**Task:** Retype all of the listing exactly, passing over any picture you find.

**Data:**
- - - - -

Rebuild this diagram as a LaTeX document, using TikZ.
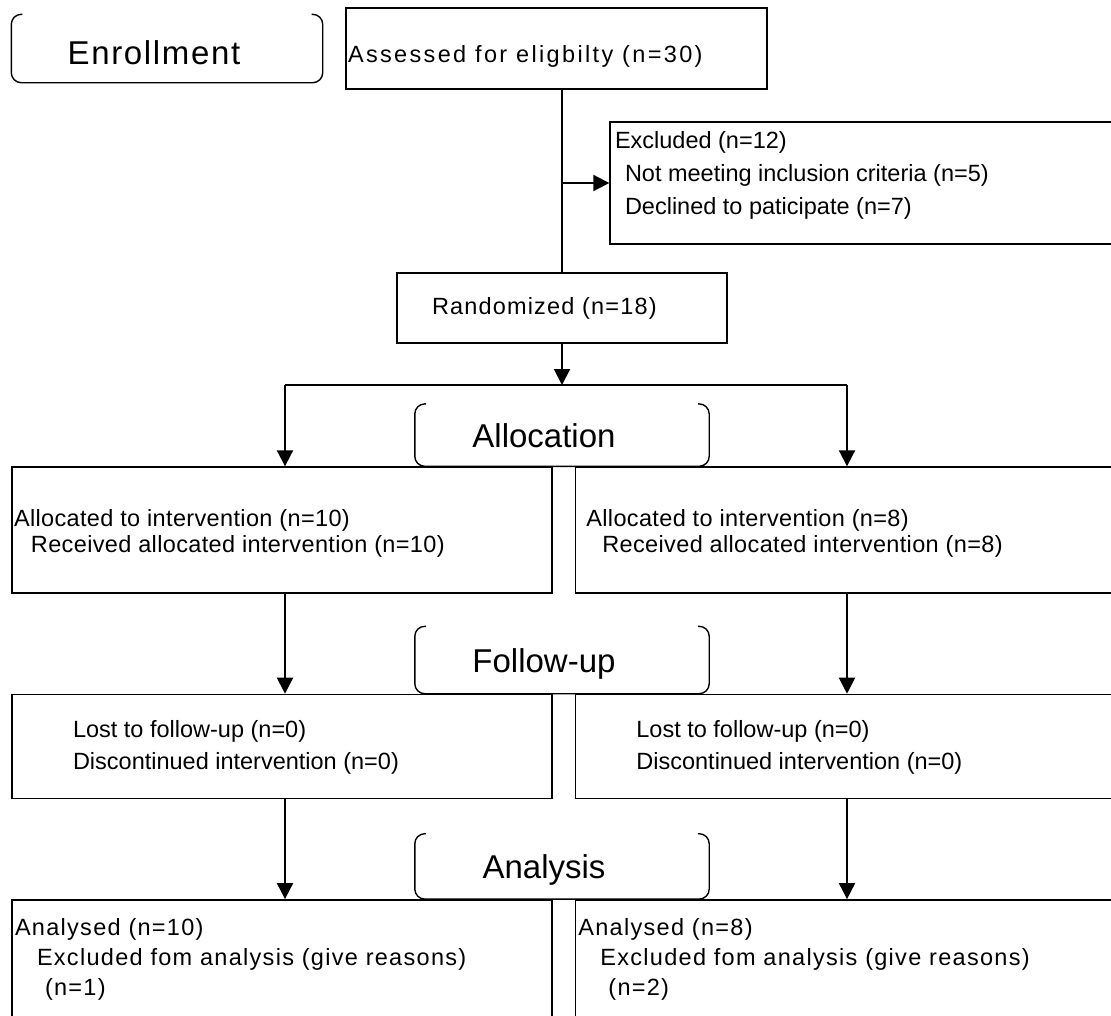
\documentclass[tikz,border=0pt]{standalone}
\usepackage{fontspec}
\setmainfont{Liberation Sans}
\usetikzlibrary{positioning,arrows.meta}

\begin{document}
\begin{tikzpicture}
[x=1pt,y=-1pt,>={Triangle[length=16pt,width=16pt]},line width=1.4pt,node distance=100pt]

  \tikzstyle{box}=[draw,rectangle,inner sep=0pt]
  \tikzstyle{stage}=[inner sep=0pt,minimum width=293pt]
  \tikzstyle{txt}=[inner sep=0pt,align=left,anchor=base west,font=\fontsize{23.5}{33}\selectfont]
  \tikzstyle{head}=[inner sep=0pt,anchor=base,font=\fontsize{33}{38}\selectfont]
  \tikzstyle{flow}=[->,line width=2pt]

  \useasboundingbox (0,0) rectangle (1111,1015);
  \clip (0,0) rectangle (1111,1015);

  % boxes
  \node[box,minimum width=421pt,minimum height=81pt]  (assess) at (556.5,48.5) {};
  \node[box,minimum width=520pt,minimum height=122pt] (excl)   at (870,183)  {};
  \node[box,minimum width=330pt,minimum height=70pt]  (rand)   at (562,308)  {};
  \node[box,minimum width=540pt,minimum height=126pt] (allocL) at (282,530)  {};
  \node[box,minimum width=556pt,minimum height=126pt] (allocR) [right=22pt of allocL] {};
  \node[box,minimum width=540pt,minimum height=104pt] (followL) [below=of allocL] {};
  \node[box,minimum width=556pt,minimum height=104pt] (followR) [below=of allocR] {};
  \node[box,minimum width=540pt,minimum height=150pt,anchor=north] (analL) at ([yshift=-100pt]followL.south) {};
  \node[box,minimum width=556pt,minimum height=150pt,anchor=north] (analR) at ([yshift=-100pt]followR.south) {};

  % stage labels
  \node[stage,minimum width=310pt,minimum height=67pt] (enrol) at (167,48.5) {};
  \node[stage,minimum height=61pt,anchor=south] (alloc)  at (rand.south |- allocL.north) {};
  \node[stage,minimum height=66pt,anchor=south] (follow) at (rand.south |- followL.north) {};
  \node[stage,minimum height=64pt,anchor=south] (anal)   at (rand.south |- analL.north) {};
  \foreach \n in {enrol,alloc,follow,anal}
    \draw[rounded corners=10pt] ([xshift=11pt]\n.north west) -- (\n.north west) -- (\n.south west)
      -- (\n.south east) -- (\n.north east) -- ([xshift=-11pt]\n.north east);

  \node[head,font=\fontsize{33}{38}\selectfont\addfontfeature{LetterSpace=5}] (enroltxt)
    at ([xshift=-13pt,yshift=-16pt]enrol.center) {Enrollment};
  \node[head] (alloctxt)  at ([xshift=-18pt,yshift=-12pt]alloc.center)  {Allocation};
  \node[head] (followtxt) at ([xshift=-18pt,yshift=-12pt]follow.center) {Follow-up};
  \node[head] (analtxt)   at ([xshift=-18pt,yshift=-12pt]anal.center)   {Analysis};

  % box texts (base = last line)
  \node[txt] (assesstxt) at ([xshift=2pt,yshift=-55pt]assess.north west)
    {\addfontfeature{LetterSpace=10}Assessed for eligbilty (n=30)};
  \node[txt] (excltxt) at ([xshift=5pt,yshift=-93pt]excl.north west)
    {Excluded (n=12)\\\hspace*{10pt}Not meeting inclusion criteria (n=5)\\\hspace*{10pt}Declined to paticipate (n=7)};
  \node[txt] (randtxt) at ([xshift=35pt,yshift=-42pt]rand.north west)
    {\addfontfeature{LetterSpace=5}Randomized (n=18)};
  \node[txt,font=\fontsize{23.5}{26}\selectfont\addfontfeature{LetterSpace=1.5}] (allocLtxt) at ([xshift=2pt,yshift=-86pt]allocL.north west)
    {Allocated to intervention (n=10)\\\hspace*{17pt}Received allocated intervention (n=10)};
  \node[txt,font=\fontsize{23.5}{26}\selectfont\addfontfeature{LetterSpace=1.5}] (allocRtxt) at ([xshift=11pt,yshift=-86pt]allocR.north west)
    {Allocated to intervention (n=8)\\\hspace*{16pt}Received allocated intervention (n=8)};
  \node[txt,font=\fontsize{23.5}{32}\selectfont] (followLtxt) at ([xshift=61pt,yshift=-76pt]followL.north west)
    {Lost to follow-up (n=0)\\Discontinued intervention (n=0)};
  \node[txt,font=\fontsize{23.5}{32}\selectfont] (followRtxt) at ([xshift=61pt,yshift=-76pt]followR.north west)
    {Lost to follow-up (n=0)\\Discontinued intervention (n=0)};
  \node[txt,font=\fontsize{23.5}{30}\selectfont\addfontfeature{LetterSpace=5.5}] (analLtxt) at ([xshift=3pt,yshift=-96pt]analL.north west)
    {Analysed (n=10)\\\hspace*{22pt}Excluded fom analysis (give reasons)\\\hspace*{30pt}(n=1)};
  \node[txt,font=\fontsize{23.5}{30}\selectfont\addfontfeature{LetterSpace=5.5}] (analRtxt) at ([xshift=3pt,yshift=-96pt]analR.north west)
    {Analysed (n=8)\\\hspace*{22pt}Excluded fom analysis (give reasons)\\\hspace*{30pt}(n=2)};

  % connectors
  \coordinate (brL) at (285,385);
  \coordinate (brR) at (847,385);
  \draw[line width=2pt] (rand.north |- assess.south) -- (rand.north);
  \draw[flow] (rand.north |- excl.west) -- (excl.west);
  \draw[flow] (rand.south) -- (rand.south |- brL);
  \draw[line width=2pt] (brL) -- (brR);
  \foreach \s in {L,R} {
    \draw[flow] (br\s) -- (br\s |- alloc\s.north);
    \draw[flow] (br\s |- alloc\s.south) -- (br\s |- follow\s.north);
    \draw[flow] (br\s |- follow\s.south) -- (br\s |- anal\s.north);
  }
\end{tikzpicture}
\end{document}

- - - - -

**Expected output:**
Rebuild this diagram as a LaTeX document, using TikZ.
\documentclass[tikz,border=0pt]{standalone}
\usepackage{fontspec}
\setmainfont{Liberation Sans}
\usetikzlibrary{positioning,arrows.meta}

\begin{document}
\begin{tikzpicture}
[x=1pt,y=-1pt,>={Triangle[length=16pt,width=16pt]},line width=1.4pt,node distance=100pt]

  \tikzstyle{box}=[draw,rectangle,inner sep=0pt]
  \tikzstyle{stage}=[inner sep=0pt,minimum width=293pt]
  \tikzstyle{txt}=[inner sep=0pt,align=left,anchor=base west,font=\fontsize{23.5}{33}\selectfont]
  \tikzstyle{head}=[inner sep=0pt,anchor=base,font=\fontsize{33}{38}\selectfont]
  \tikzstyle{flow}=[->,line width=2pt]

  \useasboundingbox (0,0) rectangle (1111,1015);
  \clip (0,0) rectangle (1111,1015);

  % boxes
  \node[box,minimum width=421pt,minimum height=81pt]  (assess) at (556.5,48.5) {};
  \node[box,minimum width=520pt,minimum height=122pt] (excl)   at (870,183)  {};
  \node[box,minimum width=330pt,minimum height=70pt]  (rand)   at (562,308)  {};
  \node[box,minimum width=540pt,minimum height=126pt] (allocL) at (282,530)  {};
  \node[box,minimum width=556pt,minimum height=126pt] (allocR) [right=22pt of allocL] {};
  \node[box,minimum width=540pt,minimum height=104pt] (followL) [below=of allocL] {};
  \node[box,minimum width=556pt,minimum height=104pt] (followR) [below=of allocR] {};
  \node[box,minimum width=540pt,minimum height=150pt,anchor=north] (analL) at ([yshift=-100pt]followL.south) {};
  \node[box,minimum width=556pt,minimum height=150pt,anchor=north] (analR) at ([yshift=-100pt]followR.south) {};

  % stage labels
  \node[stage,minimum width=310pt,minimum height=67pt] (enrol) at (167,48.5) {};
  \node[stage,minimum height=61pt,anchor=south] (alloc)  at (rand.south |- allocL.north) {};
  \node[stage,minimum height=66pt,anchor=south] (follow) at (rand.south |- followL.north) {};
  \node[stage,minimum height=64pt,anchor=south] (anal)   at (rand.south |- analL.north) {};
  \foreach \n in {enrol,alloc,follow,anal}
    \draw[rounded corners=10pt] ([xshift=11pt]\n.north west) -- (\n.north west) -- (\n.south west)
      -- (\n.south east) -- (\n.north east) -- ([xshift=-11pt]\n.north east);

  \node[head,font=\fontsize{33}{38}\selectfont\addfontfeature{LetterSpace=5}] (enroltxt)
    at ([xshift=-13pt,yshift=-16pt]enrol.center) {Enrollment};
  \node[head] (alloctxt)  at ([xshift=-18pt,yshift=-12pt]alloc.center)  {Allocation};
  \node[head] (followtxt) at ([xshift=-18pt,yshift=-12pt]follow.center) {Follow-up};
  \node[head] (analtxt)   at ([xshift=-18pt,yshift=-12pt]anal.center)   {Analysis};

  % box texts (base = last line)
  \node[txt] (assesstxt) at ([xshift=2pt,yshift=-55pt]assess.north west)
    {\addfontfeature{LetterSpace=10}Assessed for eligbilty (n=30)};
  \node[txt] (excltxt) at ([xshift=5pt,yshift=-93pt]excl.north west)
    {Excluded (n=12)\\\hspace*{10pt}Not meeting inclusion criteria (n=5)\\\hspace*{10pt}Declined to paticipate (n=7)};
  \node[txt] (randtxt) at ([xshift=35pt,yshift=-42pt]rand.north west)
    {\addfontfeature{LetterSpace=5}Randomized (n=18)};
  \node[txt,font=\fontsize{23.5}{26}\selectfont\addfontfeature{LetterSpace=1.5}] (allocLtxt) at ([xshift=2pt,yshift=-86pt]allocL.north west)
    {Allocated to intervention (n=10)\\\hspace*{17pt}Received allocated intervention (n=10)};
  \node[txt,font=\fontsize{23.5}{26}\selectfont\addfontfeature{LetterSpace=1.5}] (allocRtxt) at ([xshift=11pt,yshift=-86pt]allocR.north west)
    {Allocated to intervention (n=8)\\\hspace*{16pt}Received allocated intervention (n=8)};
  \node[txt,font=\fontsize{23.5}{32}\selectfont] (followLtxt) at ([xshift=61pt,yshift=-76pt]followL.north west)
    {Lost to follow-up (n=0)\\Discontinued intervention (n=0)};
  \node[txt,font=\fontsize{23.5}{32}\selectfont] (followRtxt) at ([xshift=61pt,yshift=-76pt]followR.north west)
    {Lost to follow-up (n=0)\\Discontinued intervention (n=0)};
  \node[txt,font=\fontsize{23.5}{30}\selectfont\addfontfeature{LetterSpace=5.5}] (analLtxt) at ([xshift=3pt,yshift=-96pt]analL.north west)
    {Analysed (n=10)\\\hspace*{22pt}Excluded fom analysis (give reasons)\\\hspace*{30pt}(n=1)};
  \node[txt,font=\fontsize{23.5}{30}\selectfont\addfontfeature{LetterSpace=5.5}] (analRtxt) at ([xshift=3pt,yshift=-96pt]analR.north west)
    {Analysed (n=8)\\\hspace*{22pt}Excluded fom analysis (give reasons)\\\hspace*{30pt}(n=2)};

  % connectors
  \coordinate (brL) at (285,385);
  \coordinate (brR) at (847,385);
  \draw[line width=2pt] (rand.north |- assess.south) -- (rand.north);
  \draw[flow] (rand.north |- excl.west) -- (excl.west);
  \draw[flow] (rand.south) -- (rand.south |- brL);
  \draw[line width=2pt] (brL) -- (brR);
  \foreach \s in {L,R} {
    \draw[flow] (br\s) -- (br\s |- alloc\s.north);
    \draw[flow] (br\s |- alloc\s.south) -- (br\s |- follow\s.north);
    \draw[flow] (br\s |- follow\s.south) -- (br\s |- anal\s.north);
  }
\end{tikzpicture}
\end{document}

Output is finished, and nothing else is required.